Trinidad (the person presenting at our session) talked about becoming a soldier at age 12.  His parents were murdered when he was 17. For his entire adult life, he has had flashbacks of his earlier life as a child soldier.  At one point, the flashbacks were so severe that he could not sleep for 30 days.  Eventually, the father of a friend brought him to the United States.

He wound up sleeping on the floor of the Dorothy Day homeless shelter in St Paul for 7 months.  “I would sleep for only 2 hours a night, while I was there. I would get up and clean up the park and the streets as a way to deal with my anger and pain about where I was in life.”

“When I was young, hatred kept me alive, but not now.  Now I am a soldier of kindness, happiness, and humor.  I am a survivor. I learned that I could survive any situation.”  Today, Trinidad is known on the streets of St Paul as an ambassador that people trust.  His trademark is humor and he likes to use it to defuse even the most difficult situations and the meanest people he encounters.  ”You dropped something mam,” he says to one of the learners in our class, as he points at the floor. As the woman looks down he says, ”your smile.”  I’ve heard him use this one so often, it has lost its charm on me.  But, it seems to work on this woman.

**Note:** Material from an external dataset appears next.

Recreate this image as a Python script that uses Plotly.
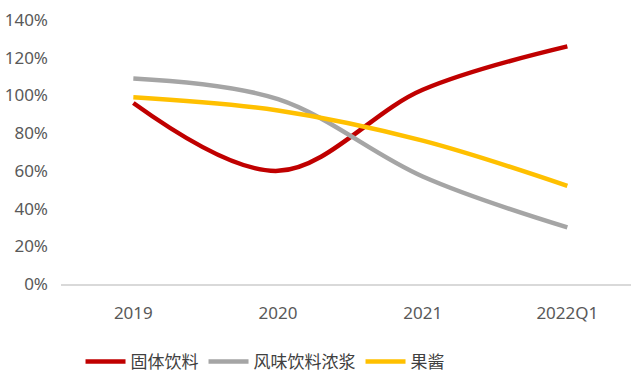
import plotly.graph_objects as go

categories = ["2019", "2020", "2021", "2022Q1"]
solid_drinks = [0.96, 0.60, 1.03, 1.26]      # 固体饮料
flavor_syrup = [1.09, 0.98, 0.57, 0.30]      # 风味饮料浓浆
jam = [0.99, 0.92, 0.76, 0.52]               # 果酱

series = [
    ("固体饮料", solid_drinks, "#C00000"),
    ("风味饮料浓浆", flavor_syrup, "#A5A5A5"),
    ("果酱", jam, "#FFC000"),
]

fig = go.Figure()
for name, vals, color in series:
    fig.add_trace(go.Scatter(
        x=categories, y=vals, name=name, mode="lines",
        line=dict(color=color, width=4.5, shape="spline", smoothing=1.0),
    ))

tick_font = dict(family="Liberation Sans Narrow, Noto Sans, sans-serif", size=17, color="#595959")
fig.update_layout(
    width=631, height=374,
    margin=dict(l=61, r=0, t=20, b=90, autoexpand=False),
    plot_bgcolor="white", paper_bgcolor="white",
    font=dict(family="Noto Sans CJK SC, Noto Sans, sans-serif", size=15, color="#595959"),
    showlegend=True,
    legend=dict(
        orientation="h", x=0.42, xanchor="center", xref="container",
        y=0.032, yanchor="middle", yref="container",
        font=dict(size=17, color="#404040"), itemwidth=40,
        traceorder="normal",
    ),
    xaxis=dict(
        type="category", range=[-0.5, 3.44],
        showgrid=False, showline=True, linecolor="#D9D9D9", linewidth=1.5,
        ticks="", ticklabelstandoff=13, tickfont=tick_font,
        zeroline=False,
    ),
    yaxis=dict(
        range=[0, 1.4], dtick=0.2, tickformat=".0%",
        showgrid=False, zeroline=False, showline=False,
        ticks="", ticklabelstandoff=12, tickfont=tick_font,
    ),
)

fig.write_html("out.html")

Terry, our City House volunteer, talked about what he has learned from Trinidad.  Trinidad has taught him about the importance of the use of humor and how to put people at ease. When asked by a learner about the biggest obstacle he had to overcome in his relationship with Trinidad, he says, “fear.”

Terry and Trinidad make it clear to each other in front us that they have a deep appreciation and even love for each other. They both acknowledged the size of the other’s heart.

What a blessed evening.

 

Independence Leads To Pride

April 25th, 2008

Janice Andersen

At our City House education session last week, Janice Andersen, the Director of Christian Life at the Basilica of St. Mary’s in Minneapolis was our speaker.  One of her responsibilities is leading the St Vincent DePaul program that serves the poor. It is in that context that City House partners and provides volunteer spiritual companionship for persons who find themselves poor. We asked Janice to tell her own story about how she came to work with the poor and how her own spirituality had been shaped by that work.

Basilica St Mary’s Minneapolis

Janice was articulate, passionate, and vulnerable. She acknowledged, to my surprise, that she herself is someone who is in chemical dependency recovery.  “I could just as easily be one of those persons we serve here at the Basilica in our drop in homeless shelter,” she explained.  “My connection to the poor grounds me and reminds me of the vulnerability and hope of life. They remind me that the more I can accept myself the more I can accept others. They teach me that my tendency towards independence is a defeat and a loss - that my independence leads me to pride.” 

I have always known Janice to be a person of spiritual depth and so passionate about her work. At the end of her presentation, I felt more human, and inspired by her sense of purpose. Thank you Janice for who you are and for all that you do.